Which lines fall between the line holding "What D3.js code" and the line holding "d3.scaleLinear().domain([0, 0.6077]).range([pBottom, pTop]);", inclusive? Retype them exactly, without the pictures, and add nothing else.

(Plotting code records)
━━━━━━━━━━━━━━━━━━━━━━━━━━━━━━
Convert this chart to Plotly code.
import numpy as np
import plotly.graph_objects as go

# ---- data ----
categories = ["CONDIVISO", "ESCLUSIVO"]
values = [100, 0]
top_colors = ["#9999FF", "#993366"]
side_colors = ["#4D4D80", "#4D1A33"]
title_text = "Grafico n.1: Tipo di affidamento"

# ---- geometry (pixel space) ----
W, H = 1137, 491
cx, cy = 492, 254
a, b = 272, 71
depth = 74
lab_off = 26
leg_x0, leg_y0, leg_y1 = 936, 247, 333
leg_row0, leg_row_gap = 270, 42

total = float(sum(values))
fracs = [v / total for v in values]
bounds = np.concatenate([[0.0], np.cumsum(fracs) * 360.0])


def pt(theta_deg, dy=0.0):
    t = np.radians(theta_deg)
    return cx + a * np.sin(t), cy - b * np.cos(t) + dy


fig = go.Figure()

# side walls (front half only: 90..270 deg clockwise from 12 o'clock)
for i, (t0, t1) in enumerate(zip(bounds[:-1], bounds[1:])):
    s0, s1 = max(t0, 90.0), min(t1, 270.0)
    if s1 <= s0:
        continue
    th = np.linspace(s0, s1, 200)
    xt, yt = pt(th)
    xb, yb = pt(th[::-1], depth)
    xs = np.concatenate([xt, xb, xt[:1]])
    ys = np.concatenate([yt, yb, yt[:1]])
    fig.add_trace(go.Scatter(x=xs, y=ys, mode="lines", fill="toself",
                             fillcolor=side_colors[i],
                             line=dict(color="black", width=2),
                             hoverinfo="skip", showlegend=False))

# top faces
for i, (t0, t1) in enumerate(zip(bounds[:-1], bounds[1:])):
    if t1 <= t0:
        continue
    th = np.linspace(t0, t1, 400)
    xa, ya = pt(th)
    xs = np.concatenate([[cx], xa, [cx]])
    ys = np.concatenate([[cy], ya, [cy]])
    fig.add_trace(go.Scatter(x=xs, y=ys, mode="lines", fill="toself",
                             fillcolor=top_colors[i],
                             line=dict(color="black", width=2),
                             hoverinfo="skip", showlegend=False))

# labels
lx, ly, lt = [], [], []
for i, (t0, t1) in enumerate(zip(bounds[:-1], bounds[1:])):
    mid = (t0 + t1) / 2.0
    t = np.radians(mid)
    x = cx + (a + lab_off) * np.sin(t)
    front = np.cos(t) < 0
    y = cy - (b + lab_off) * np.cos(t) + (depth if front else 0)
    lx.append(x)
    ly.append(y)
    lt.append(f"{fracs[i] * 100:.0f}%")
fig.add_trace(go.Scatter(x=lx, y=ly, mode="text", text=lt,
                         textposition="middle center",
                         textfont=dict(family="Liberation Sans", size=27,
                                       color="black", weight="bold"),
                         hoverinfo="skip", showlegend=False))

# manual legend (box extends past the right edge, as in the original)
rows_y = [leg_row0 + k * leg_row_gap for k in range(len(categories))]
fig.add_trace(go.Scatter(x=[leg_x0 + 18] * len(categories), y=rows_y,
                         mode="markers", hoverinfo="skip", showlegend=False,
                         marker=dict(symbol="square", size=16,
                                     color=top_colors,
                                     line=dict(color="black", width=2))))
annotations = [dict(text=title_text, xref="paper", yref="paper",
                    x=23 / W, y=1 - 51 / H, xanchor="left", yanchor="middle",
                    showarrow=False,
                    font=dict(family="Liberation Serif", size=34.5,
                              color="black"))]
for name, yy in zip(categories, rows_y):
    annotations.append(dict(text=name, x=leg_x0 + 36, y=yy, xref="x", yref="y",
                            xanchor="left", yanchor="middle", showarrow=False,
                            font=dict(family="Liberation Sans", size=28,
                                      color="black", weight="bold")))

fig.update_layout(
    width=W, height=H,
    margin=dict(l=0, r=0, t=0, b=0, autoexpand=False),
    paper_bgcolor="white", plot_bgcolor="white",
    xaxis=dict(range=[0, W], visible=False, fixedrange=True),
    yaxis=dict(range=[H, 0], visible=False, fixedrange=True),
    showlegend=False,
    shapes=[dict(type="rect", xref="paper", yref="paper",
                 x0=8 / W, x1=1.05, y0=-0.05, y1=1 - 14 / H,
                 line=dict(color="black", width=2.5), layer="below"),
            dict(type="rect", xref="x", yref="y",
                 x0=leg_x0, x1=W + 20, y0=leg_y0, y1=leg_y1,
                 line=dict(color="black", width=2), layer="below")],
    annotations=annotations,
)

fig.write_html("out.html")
━━━━━━━━━━━━━━━━━━━━━━━━━━━━━━
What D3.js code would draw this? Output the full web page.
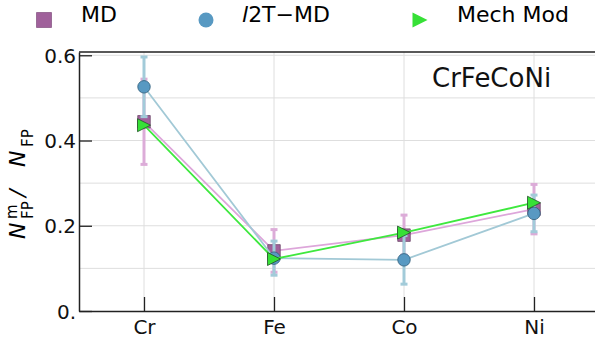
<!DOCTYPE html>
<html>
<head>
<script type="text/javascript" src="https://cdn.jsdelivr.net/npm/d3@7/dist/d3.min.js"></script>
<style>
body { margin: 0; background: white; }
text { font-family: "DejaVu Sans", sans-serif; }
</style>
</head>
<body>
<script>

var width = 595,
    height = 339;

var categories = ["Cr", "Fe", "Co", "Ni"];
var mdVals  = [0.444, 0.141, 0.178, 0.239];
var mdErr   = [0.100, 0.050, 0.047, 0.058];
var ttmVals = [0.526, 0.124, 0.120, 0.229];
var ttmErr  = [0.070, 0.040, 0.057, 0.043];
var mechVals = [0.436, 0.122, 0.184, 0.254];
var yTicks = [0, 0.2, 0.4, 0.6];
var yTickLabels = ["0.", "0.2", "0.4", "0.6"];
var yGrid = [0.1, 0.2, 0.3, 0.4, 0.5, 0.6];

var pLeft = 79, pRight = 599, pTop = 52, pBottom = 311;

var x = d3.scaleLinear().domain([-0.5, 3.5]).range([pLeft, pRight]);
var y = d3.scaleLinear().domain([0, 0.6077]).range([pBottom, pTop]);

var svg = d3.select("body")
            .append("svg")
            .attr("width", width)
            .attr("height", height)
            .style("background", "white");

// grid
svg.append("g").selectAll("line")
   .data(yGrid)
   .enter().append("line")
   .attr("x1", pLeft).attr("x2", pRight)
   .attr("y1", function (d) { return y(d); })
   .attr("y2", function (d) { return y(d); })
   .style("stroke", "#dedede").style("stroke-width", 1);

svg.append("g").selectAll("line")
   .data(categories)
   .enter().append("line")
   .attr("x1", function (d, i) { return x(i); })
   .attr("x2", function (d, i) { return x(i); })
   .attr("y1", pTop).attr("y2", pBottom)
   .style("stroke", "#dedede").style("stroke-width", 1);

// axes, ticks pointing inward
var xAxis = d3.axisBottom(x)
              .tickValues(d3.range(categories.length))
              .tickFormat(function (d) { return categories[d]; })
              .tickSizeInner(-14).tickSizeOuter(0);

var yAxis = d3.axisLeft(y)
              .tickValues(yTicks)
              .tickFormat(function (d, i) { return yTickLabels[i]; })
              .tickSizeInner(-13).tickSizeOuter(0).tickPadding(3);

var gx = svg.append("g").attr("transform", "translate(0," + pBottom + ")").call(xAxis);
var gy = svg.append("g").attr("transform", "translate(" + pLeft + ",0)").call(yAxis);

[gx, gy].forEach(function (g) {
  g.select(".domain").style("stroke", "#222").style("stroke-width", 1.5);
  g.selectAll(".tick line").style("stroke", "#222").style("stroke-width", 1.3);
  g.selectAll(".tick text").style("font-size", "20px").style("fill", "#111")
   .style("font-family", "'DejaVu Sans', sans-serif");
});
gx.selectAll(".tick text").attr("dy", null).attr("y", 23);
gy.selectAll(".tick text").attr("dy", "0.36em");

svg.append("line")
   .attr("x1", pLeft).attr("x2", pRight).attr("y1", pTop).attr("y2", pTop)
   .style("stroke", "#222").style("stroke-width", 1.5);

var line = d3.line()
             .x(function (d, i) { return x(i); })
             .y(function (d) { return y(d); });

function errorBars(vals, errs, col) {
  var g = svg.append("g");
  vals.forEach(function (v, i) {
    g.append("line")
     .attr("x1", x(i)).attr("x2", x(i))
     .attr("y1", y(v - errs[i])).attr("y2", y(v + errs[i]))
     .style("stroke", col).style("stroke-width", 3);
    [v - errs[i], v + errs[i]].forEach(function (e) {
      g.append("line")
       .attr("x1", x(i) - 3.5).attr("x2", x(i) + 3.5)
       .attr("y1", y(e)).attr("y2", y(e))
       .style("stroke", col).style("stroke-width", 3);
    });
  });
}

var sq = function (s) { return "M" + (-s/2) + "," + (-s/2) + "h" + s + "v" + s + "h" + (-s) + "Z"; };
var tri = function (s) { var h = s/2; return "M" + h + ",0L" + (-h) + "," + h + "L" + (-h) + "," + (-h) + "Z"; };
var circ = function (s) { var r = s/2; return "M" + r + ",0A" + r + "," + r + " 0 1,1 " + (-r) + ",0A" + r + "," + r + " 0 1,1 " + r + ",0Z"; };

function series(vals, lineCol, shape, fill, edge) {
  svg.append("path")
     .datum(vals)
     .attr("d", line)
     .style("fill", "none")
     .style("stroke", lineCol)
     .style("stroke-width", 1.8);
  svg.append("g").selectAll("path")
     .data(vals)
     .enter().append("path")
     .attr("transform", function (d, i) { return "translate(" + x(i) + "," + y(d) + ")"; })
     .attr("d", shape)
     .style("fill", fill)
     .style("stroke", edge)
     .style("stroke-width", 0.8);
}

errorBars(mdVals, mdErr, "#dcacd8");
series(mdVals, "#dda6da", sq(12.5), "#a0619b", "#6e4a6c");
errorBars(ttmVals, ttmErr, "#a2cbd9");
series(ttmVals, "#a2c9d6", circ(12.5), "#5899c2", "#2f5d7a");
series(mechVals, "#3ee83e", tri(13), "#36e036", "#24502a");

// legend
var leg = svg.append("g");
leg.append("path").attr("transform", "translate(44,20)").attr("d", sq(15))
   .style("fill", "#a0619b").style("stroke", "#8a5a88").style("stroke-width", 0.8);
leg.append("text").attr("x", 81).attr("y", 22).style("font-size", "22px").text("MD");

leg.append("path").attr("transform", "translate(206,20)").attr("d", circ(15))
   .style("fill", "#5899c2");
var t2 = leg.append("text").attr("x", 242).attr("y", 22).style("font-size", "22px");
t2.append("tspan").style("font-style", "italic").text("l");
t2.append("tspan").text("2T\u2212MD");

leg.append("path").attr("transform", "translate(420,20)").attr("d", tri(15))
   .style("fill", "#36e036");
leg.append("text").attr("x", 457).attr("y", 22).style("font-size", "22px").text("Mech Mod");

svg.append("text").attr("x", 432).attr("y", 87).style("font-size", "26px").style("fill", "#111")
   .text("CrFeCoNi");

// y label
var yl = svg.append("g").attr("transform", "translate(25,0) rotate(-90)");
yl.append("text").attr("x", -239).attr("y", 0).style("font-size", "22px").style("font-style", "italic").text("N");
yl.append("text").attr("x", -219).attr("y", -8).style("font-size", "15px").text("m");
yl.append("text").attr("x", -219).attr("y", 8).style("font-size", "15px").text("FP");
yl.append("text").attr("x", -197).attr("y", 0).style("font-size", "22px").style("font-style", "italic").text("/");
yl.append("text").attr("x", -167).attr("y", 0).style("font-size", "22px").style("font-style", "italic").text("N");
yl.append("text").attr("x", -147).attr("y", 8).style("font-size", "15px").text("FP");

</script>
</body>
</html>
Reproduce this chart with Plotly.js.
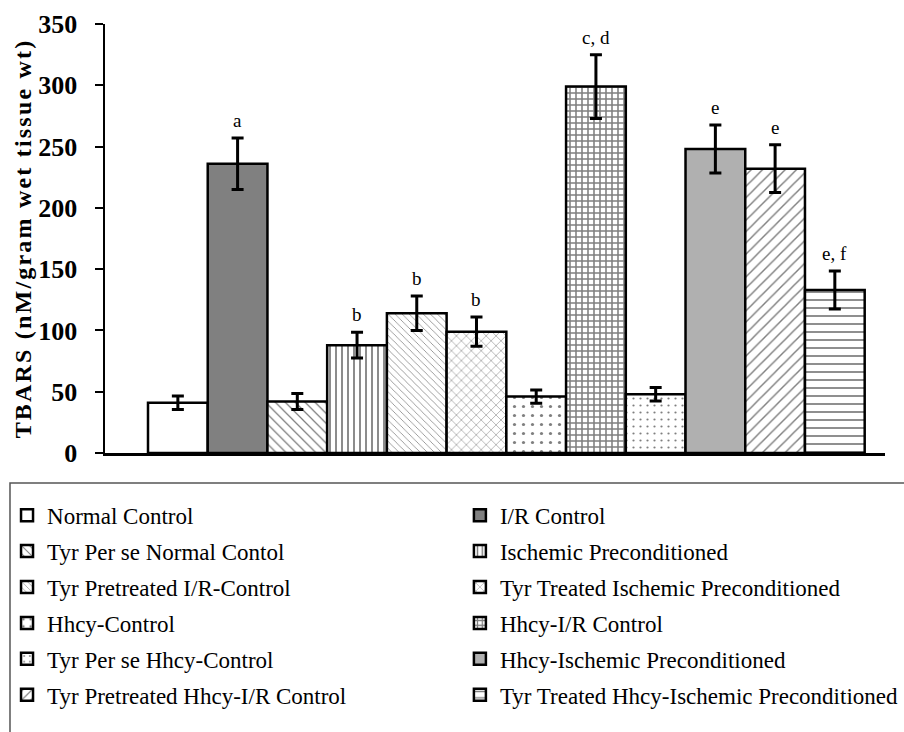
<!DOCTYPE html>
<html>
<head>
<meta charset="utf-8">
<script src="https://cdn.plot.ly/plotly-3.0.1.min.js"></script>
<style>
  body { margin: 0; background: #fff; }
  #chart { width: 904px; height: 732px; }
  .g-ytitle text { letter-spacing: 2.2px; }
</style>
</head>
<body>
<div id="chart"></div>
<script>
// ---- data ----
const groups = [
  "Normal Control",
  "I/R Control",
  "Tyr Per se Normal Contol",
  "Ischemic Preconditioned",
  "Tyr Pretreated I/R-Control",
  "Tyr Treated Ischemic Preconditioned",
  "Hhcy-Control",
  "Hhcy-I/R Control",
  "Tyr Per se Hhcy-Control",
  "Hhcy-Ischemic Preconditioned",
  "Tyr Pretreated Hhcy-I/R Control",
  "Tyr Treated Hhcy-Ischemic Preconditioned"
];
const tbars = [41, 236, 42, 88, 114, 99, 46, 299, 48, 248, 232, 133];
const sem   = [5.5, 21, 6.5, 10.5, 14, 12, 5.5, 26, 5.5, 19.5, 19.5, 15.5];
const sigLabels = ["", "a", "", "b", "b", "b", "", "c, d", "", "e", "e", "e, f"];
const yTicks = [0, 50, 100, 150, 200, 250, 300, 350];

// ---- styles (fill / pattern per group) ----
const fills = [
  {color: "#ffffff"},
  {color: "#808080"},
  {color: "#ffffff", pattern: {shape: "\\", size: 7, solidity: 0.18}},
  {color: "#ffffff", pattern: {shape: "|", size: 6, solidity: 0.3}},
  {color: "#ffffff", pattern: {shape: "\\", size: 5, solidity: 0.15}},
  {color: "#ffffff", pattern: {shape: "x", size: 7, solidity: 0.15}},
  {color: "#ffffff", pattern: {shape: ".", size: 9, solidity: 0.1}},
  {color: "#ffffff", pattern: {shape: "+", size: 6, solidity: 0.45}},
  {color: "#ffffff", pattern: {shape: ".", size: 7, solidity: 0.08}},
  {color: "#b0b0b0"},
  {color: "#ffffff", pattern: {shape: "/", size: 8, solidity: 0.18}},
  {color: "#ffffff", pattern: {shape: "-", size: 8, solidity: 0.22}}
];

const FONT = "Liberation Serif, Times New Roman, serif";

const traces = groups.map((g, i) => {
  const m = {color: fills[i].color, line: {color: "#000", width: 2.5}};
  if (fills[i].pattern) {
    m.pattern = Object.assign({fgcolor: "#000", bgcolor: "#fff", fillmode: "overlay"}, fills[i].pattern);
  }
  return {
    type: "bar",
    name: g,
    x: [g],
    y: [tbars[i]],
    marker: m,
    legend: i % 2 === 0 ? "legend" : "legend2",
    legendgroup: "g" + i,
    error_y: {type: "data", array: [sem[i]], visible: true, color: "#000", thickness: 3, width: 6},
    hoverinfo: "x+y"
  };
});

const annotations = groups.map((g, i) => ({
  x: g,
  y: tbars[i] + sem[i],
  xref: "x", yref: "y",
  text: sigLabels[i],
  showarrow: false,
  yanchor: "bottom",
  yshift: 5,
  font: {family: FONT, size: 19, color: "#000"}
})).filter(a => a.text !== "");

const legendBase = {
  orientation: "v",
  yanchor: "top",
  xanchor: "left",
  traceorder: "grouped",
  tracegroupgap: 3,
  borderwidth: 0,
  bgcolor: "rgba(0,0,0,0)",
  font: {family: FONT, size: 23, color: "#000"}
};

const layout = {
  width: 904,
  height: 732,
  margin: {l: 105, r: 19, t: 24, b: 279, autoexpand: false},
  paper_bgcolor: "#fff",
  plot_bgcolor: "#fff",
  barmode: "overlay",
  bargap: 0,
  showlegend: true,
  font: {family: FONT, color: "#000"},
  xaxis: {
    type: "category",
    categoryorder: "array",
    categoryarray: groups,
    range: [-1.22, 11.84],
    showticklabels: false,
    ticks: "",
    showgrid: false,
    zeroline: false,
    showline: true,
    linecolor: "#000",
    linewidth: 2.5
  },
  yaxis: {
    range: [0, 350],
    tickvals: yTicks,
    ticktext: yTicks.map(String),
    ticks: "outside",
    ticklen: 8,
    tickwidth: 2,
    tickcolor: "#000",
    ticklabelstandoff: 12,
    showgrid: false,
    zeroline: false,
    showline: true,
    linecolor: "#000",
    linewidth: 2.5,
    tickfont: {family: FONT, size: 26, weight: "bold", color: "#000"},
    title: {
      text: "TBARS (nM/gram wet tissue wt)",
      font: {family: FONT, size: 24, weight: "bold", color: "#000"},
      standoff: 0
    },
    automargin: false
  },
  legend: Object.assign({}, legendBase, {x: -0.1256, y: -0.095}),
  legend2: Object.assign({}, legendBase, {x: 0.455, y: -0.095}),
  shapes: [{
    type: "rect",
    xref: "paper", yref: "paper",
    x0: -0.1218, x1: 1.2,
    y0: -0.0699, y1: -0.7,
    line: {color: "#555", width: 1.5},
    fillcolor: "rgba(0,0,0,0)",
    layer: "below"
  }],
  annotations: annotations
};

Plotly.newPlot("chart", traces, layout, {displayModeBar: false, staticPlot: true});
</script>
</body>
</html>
━━━━━━━━━━━━━━━━━━━━━━━━━━━━━━
> **Output below**:
What D3.js code would draw this? Output the full web page.
<!DOCTYPE html>
<html>
<head>
<script type="text/javascript" src="https://cdn.jsdelivr.net/npm/d3@7/dist/d3.min.js"></script>
<style>
body { margin: 0; background: white; }
text { font-family: "DejaVu Sans", sans-serif; }
</style>
</head>
<body>
<script>

var width = 595,
    height = 339;

var categories = ["Cr", "Fe", "Co", "Ni"];
var mdVals  = [0.444, 0.141, 0.178, 0.239];
var mdErr   = [0.100, 0.050, 0.047, 0.058];
var ttmVals = [0.526, 0.124, 0.120, 0.229];
var ttmErr  = [0.070, 0.040, 0.057, 0.043];
var mechVals = [0.436, 0.122, 0.184, 0.254];
var yTicks = [0, 0.2, 0.4, 0.6];
var yTickLabels = ["0.", "0.2", "0.4", "0.6"];
var yGrid = [0.1, 0.2, 0.3, 0.4, 0.5, 0.6];

var pLeft = 79, pRight = 599, pTop = 52, pBottom = 311;

var x = d3.scaleLinear().domain([-0.5, 3.5]).range([pLeft, pRight]);
var y = d3.scaleLinear().domain([0, 0.6077]).range([pBottom, pTop]);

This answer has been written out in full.